The difficulties of learning the traditional Chinese writing script give us a keen insight into why Whole Language approaches don’t work. Just as it is extremely hard to learn 2,400 sinograms, it is impossible to remember all the words in the English language as if they were logographs: a bit like trying to remember all the words in the Oxford dictionary. This is why teaching children to read using phonics is the only way to teach all children to read and spell effectively.

There are some fears that the conservatism of the traditional Chinese writing system will hold back the development of the country because of the pressures brought to bear on the use of sinograms by the advances in technology and information. The problem with such a system is that new sinograms need to be invented and added when new morphemes arise in the Chinese language or enter the language through borrowings. This makes the system open-ended and even harder to learn. Imagine learning a new character for every new invented word in a language! With Pinyin or English, for that matter, it’s easy: all words are comprised of sounds and all we have to do is to assign already existing spellings to those sounds and, bingo, we have a new words.

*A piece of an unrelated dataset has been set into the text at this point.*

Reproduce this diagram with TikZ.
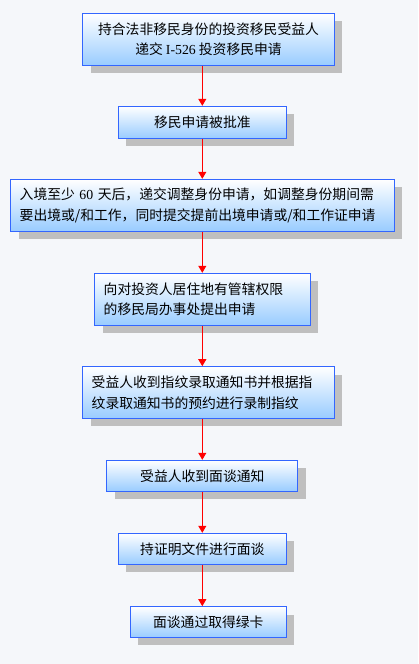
\documentclass[tikz,border=0pt]{standalone}
\usepackage{fontspec}
\setmainfont{Noto Sans CJK SC}
\newfontfamily\latinserif{Liberation Serif}
\usetikzlibrary{arrows.meta, shadows}
\definecolor{pagebg}{HTML}{F5F7FA}
\definecolor{stepline}{HTML}{3366FF}
\definecolor{stepfill}{HTML}{99CCFF}
\definecolor{stepshadow}{HTML}{BFBFBF}
\definecolor{flowred}{HTML}{FF0000}

\begin{document}
\begin{tikzpicture}[x=1pt, y=-1pt,
    stepbox/.style={draw=stepline, line width=1pt, top color=white, bottom color=stepfill,
      drop shadow={shadow xshift=8pt, shadow yshift=-8pt, fill=stepshadow, opacity=1},
      inner xsep=9pt, inner ysep=0pt, font=\fontsize{13.8}{20.5}\selectfont},
    flow/.style={draw=flowred, line width=1pt, -{Triangle[length=7pt, width=8pt]}}]
        % Page
        \fill[pagebg] (0,0) rectangle (418,664);
        \coordinate (spine) at (202.3,0);

        % Steps
        \node[stepbox, minimum width=251.6pt, minimum height=51.7pt, align=center] (petition) at (208.5,39.2) {持合法非移民身份的投资移民受益人\\递交 {\latinserif I-526} 投资移民申请};
        \node[stepbox, minimum width=168pt, minimum height=32pt] (approved) at (202.3,122.3) {移民申请被批准};
        \node[stepbox, text width=365.6pt, minimum height=52pt, align=left] (adjust) at (202.5,205.3) {入境至少 {\latinserif 60} 天后，递交调整身份申请，如调整身份期间需\\要出境或/和工作，同时提交提前出境申请或/和工作证申请};
        \node[stepbox, text width=197.6pt, minimum height=52pt, align=left] (office) at (202.5,299.3) {向对投资人居住地有管辖权限\\的移民局办事处提出申请};
        \node[stepbox, text width=233.6pt, minimum height=51.6pt, align=left] (prints) at (208.5,392.5) {受益人收到指纹录取通知书并根据指\\纹录取通知书的预约进行录制指纹};
        \node[stepbox, minimum width=191.3pt, minimum height=31pt] (notice) at (202.3,475.8) {受益人收到面谈通知};
        \node[stepbox, minimum width=168pt, minimum height=31pt] (interview) at (202.3,548.8) {持证明文件进行面谈};
        \node[stepbox, minimum width=156pt, minimum height=30.7pt] (greencard) at (208.3,622) {面谈通过取得绿卡};

        % Arrows
        \draw[flow] (petition.south -| spine) -- (approved.north -| spine);
        \draw[flow] (approved.south -| spine) -- (adjust.north -| spine);
        \draw[flow] (adjust.south -| spine) -- (office.north -| spine);
        \draw[flow] (office.south -| spine) -- (prints.north -| spine);
        \draw[flow] (prints.south -| spine) -- (notice.north -| spine);
        \draw[flow] (notice.south -| spine) -- (interview.north -| spine);
        \draw[flow] (interview.south -| spine) -- (greencard.north -| spine);
    \end{tikzpicture}
\end{document}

After the killings in Tiananmen Square in 1989, as you can see from an interview he did with the US npr (National Public Radio) in 2011, Zhou became a fierce critic of the Chinese regime and a strong advocate of democracy. One of his last wishes was that he would live long enough to see democracy emerge in modern-day China. Amazingly, after his hundredth birthday he published no fewer than ten books, many of which are banned by the Chinese authorities, and he was an enthusiastic blogger right up to the time of his death.